> [Data listing]

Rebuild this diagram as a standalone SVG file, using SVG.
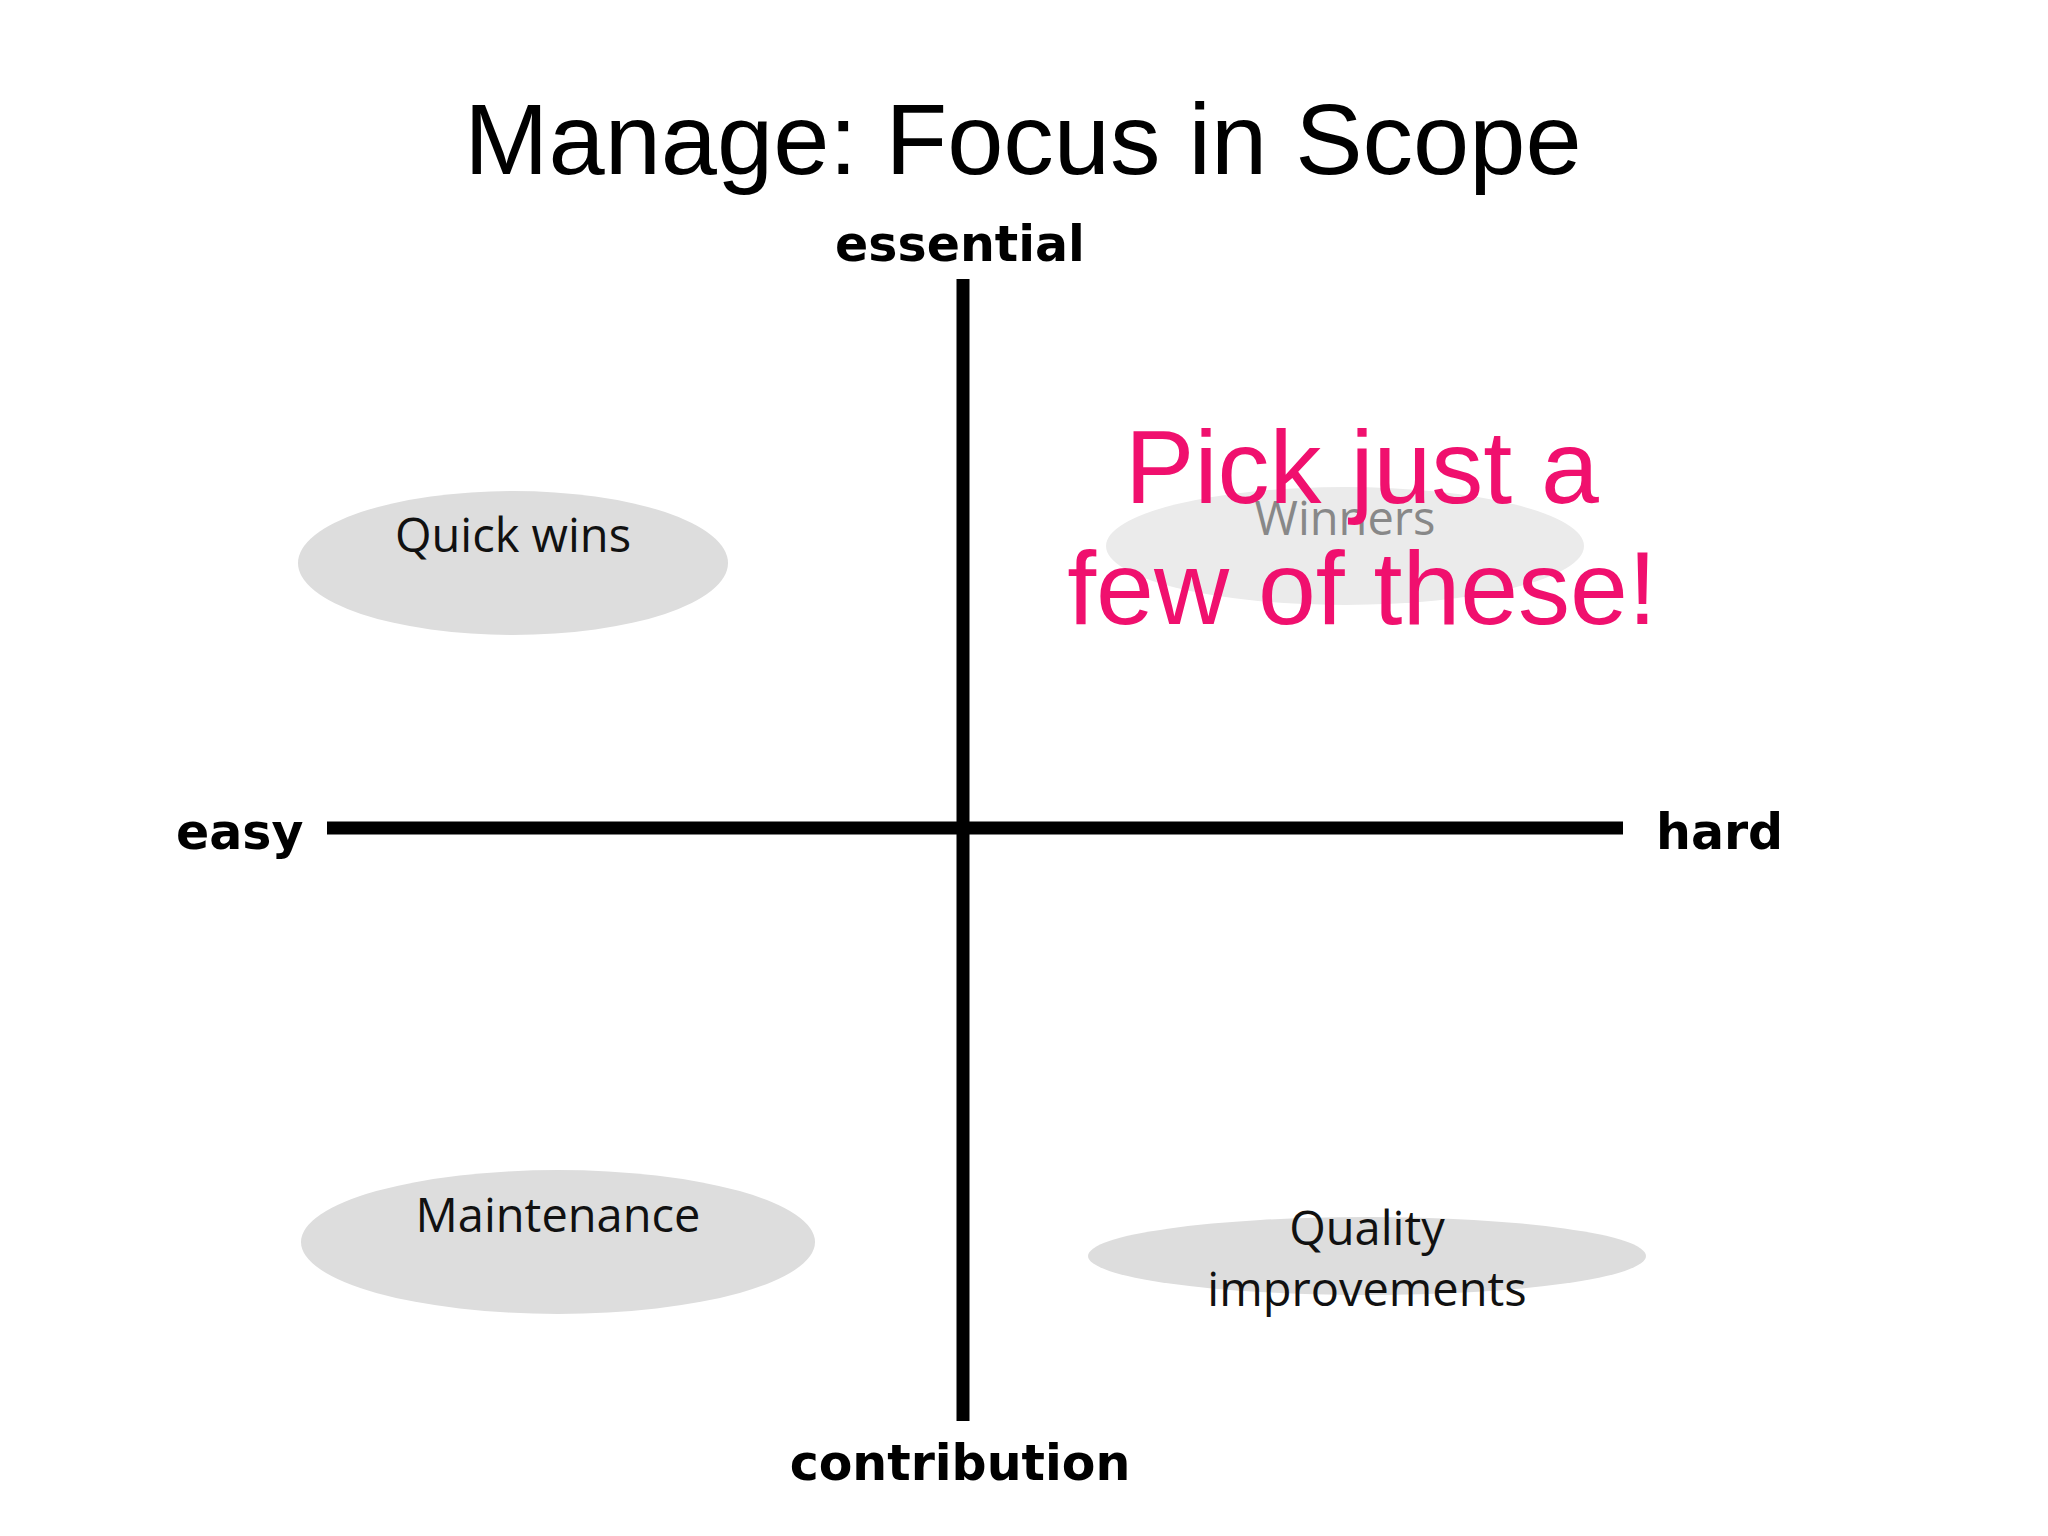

...

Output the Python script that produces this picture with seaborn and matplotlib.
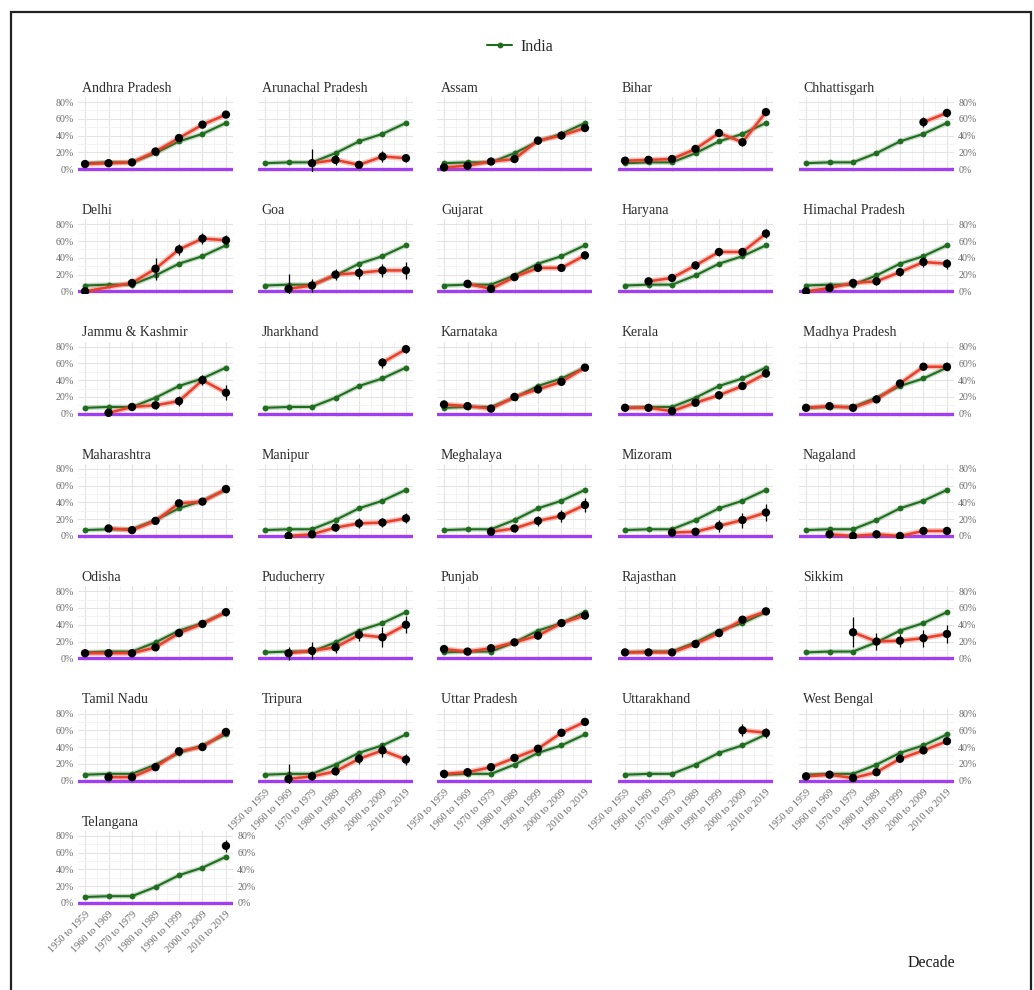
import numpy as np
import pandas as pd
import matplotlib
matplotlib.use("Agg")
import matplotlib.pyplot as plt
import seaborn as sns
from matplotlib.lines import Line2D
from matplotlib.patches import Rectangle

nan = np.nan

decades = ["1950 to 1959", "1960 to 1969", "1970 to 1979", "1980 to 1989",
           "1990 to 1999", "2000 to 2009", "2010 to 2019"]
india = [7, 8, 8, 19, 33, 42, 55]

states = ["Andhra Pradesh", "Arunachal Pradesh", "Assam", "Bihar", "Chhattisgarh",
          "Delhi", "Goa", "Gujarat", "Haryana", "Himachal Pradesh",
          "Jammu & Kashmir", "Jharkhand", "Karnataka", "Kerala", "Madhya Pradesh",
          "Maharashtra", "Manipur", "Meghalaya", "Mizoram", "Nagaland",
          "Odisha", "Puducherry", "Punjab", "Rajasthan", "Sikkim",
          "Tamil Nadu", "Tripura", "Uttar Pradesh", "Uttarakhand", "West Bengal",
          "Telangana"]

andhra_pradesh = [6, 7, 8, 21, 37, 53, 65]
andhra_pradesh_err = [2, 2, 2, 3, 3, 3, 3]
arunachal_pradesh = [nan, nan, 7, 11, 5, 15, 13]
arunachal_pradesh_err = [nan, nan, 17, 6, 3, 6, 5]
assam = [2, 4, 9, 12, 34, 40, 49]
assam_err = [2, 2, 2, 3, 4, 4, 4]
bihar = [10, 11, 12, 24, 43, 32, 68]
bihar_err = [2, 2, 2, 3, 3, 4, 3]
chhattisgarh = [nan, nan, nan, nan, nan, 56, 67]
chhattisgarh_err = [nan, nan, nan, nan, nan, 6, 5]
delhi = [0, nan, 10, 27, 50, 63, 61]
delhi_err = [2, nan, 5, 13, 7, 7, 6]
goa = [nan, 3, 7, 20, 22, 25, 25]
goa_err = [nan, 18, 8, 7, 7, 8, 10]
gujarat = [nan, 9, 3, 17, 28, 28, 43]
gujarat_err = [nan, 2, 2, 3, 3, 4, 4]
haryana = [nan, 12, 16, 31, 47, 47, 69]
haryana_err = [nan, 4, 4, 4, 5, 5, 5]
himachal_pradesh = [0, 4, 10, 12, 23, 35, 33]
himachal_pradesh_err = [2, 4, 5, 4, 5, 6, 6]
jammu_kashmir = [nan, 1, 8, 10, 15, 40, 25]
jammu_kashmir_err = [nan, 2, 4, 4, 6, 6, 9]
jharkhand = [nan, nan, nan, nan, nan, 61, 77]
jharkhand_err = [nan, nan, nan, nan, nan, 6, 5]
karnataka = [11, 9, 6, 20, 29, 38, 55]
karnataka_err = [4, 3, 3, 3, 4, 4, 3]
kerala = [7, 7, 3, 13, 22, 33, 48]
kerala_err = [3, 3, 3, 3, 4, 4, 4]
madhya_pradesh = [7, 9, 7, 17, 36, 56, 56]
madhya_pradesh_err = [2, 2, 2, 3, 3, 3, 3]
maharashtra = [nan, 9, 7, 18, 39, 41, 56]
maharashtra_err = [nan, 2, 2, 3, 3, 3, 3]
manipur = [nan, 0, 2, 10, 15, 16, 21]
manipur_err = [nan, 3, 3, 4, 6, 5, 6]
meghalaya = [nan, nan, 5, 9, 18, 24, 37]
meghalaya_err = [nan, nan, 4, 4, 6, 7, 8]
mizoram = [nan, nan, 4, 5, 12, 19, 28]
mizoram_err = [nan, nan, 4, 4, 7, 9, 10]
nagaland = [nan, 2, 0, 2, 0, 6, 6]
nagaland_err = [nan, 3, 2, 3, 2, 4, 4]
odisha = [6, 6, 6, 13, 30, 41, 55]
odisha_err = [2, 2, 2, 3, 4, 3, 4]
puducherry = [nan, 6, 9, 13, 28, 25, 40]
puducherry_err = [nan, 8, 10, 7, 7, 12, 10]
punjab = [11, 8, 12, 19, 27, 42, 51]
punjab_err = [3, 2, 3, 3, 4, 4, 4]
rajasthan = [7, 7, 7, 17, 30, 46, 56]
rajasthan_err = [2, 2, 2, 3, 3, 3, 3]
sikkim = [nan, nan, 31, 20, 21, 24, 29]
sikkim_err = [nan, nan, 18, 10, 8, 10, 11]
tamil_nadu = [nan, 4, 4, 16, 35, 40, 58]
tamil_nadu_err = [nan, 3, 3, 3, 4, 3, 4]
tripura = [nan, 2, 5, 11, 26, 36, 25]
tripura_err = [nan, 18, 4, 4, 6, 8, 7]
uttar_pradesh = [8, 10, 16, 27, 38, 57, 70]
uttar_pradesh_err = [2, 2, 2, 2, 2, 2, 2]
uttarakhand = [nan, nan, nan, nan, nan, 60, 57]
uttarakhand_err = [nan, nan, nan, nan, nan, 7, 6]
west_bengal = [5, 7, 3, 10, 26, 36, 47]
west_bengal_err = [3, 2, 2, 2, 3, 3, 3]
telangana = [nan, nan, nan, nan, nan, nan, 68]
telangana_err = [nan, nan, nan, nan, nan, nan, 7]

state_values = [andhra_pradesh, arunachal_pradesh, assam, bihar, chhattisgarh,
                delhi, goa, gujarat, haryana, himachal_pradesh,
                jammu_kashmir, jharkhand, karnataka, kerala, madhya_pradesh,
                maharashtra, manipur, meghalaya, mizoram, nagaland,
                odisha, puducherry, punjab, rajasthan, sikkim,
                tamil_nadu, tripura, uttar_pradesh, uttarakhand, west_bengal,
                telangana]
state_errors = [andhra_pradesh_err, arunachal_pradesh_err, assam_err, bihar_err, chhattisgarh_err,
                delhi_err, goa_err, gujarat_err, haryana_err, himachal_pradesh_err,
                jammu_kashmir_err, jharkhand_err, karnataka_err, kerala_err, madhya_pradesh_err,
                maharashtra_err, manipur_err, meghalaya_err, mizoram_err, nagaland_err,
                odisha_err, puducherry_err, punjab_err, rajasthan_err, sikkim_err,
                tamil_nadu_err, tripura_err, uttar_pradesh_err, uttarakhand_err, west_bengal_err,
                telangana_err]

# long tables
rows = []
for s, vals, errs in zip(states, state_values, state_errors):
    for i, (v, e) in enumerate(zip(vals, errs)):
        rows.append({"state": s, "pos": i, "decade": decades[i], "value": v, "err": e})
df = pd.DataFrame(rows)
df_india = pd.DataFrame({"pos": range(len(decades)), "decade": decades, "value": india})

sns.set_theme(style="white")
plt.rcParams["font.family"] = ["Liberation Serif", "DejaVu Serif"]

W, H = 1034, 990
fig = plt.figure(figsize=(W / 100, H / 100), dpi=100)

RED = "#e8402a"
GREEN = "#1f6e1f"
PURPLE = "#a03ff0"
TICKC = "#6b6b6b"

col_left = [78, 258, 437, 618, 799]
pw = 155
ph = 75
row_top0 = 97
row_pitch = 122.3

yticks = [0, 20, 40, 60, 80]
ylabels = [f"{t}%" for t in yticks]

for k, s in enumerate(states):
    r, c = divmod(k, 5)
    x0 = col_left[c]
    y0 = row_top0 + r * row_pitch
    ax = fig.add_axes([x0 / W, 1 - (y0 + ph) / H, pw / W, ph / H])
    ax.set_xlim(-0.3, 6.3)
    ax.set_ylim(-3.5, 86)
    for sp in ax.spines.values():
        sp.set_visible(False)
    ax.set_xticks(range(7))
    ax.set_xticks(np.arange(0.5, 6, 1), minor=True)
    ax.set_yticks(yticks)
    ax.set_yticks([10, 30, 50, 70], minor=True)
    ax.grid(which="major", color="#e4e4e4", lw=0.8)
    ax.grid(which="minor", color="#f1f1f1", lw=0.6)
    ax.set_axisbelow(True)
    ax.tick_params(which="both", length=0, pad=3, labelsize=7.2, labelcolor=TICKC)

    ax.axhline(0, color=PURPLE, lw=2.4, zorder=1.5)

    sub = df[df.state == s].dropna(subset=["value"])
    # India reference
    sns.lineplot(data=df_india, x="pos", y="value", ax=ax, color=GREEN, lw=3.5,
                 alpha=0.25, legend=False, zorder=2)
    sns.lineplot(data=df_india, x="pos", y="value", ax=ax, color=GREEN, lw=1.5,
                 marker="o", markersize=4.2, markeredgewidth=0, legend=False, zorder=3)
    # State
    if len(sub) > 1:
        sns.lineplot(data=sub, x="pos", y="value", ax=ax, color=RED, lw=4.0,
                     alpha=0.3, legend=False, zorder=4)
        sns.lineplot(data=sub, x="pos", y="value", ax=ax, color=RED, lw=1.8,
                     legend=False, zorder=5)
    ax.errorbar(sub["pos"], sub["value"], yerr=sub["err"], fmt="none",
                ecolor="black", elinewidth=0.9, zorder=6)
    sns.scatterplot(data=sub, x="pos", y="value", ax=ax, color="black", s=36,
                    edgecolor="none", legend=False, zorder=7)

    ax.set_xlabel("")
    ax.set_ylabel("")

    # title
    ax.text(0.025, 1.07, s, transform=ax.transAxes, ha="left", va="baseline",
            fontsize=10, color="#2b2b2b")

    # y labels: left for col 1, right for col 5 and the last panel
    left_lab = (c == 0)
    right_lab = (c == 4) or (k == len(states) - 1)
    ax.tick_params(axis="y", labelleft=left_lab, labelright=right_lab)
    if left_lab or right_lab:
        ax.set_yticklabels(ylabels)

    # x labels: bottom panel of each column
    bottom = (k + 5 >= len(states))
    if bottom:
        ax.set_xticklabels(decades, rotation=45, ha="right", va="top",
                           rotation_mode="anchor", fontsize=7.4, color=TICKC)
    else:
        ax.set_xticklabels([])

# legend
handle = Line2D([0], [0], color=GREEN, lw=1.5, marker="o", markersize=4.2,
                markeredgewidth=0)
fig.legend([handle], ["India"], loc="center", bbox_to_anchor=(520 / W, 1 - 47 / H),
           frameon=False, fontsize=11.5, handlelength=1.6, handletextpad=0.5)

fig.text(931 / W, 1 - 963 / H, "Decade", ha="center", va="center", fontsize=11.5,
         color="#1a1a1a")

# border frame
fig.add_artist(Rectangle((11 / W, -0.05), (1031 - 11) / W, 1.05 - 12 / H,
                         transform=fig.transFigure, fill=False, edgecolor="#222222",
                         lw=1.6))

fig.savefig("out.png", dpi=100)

> [What is expected] Transcribe, leaving out pictures, each line from the one containing "Output the Python" through the one containing "nan = np.nan".

> [Right answer]
Output the Python script that produces this picture with seaborn and matplotlib.
import numpy as np
import pandas as pd
import matplotlib
matplotlib.use("Agg")
import matplotlib.pyplot as plt
import seaborn as sns
from matplotlib.lines import Line2D
from matplotlib.patches import Rectangle

nan = np.nan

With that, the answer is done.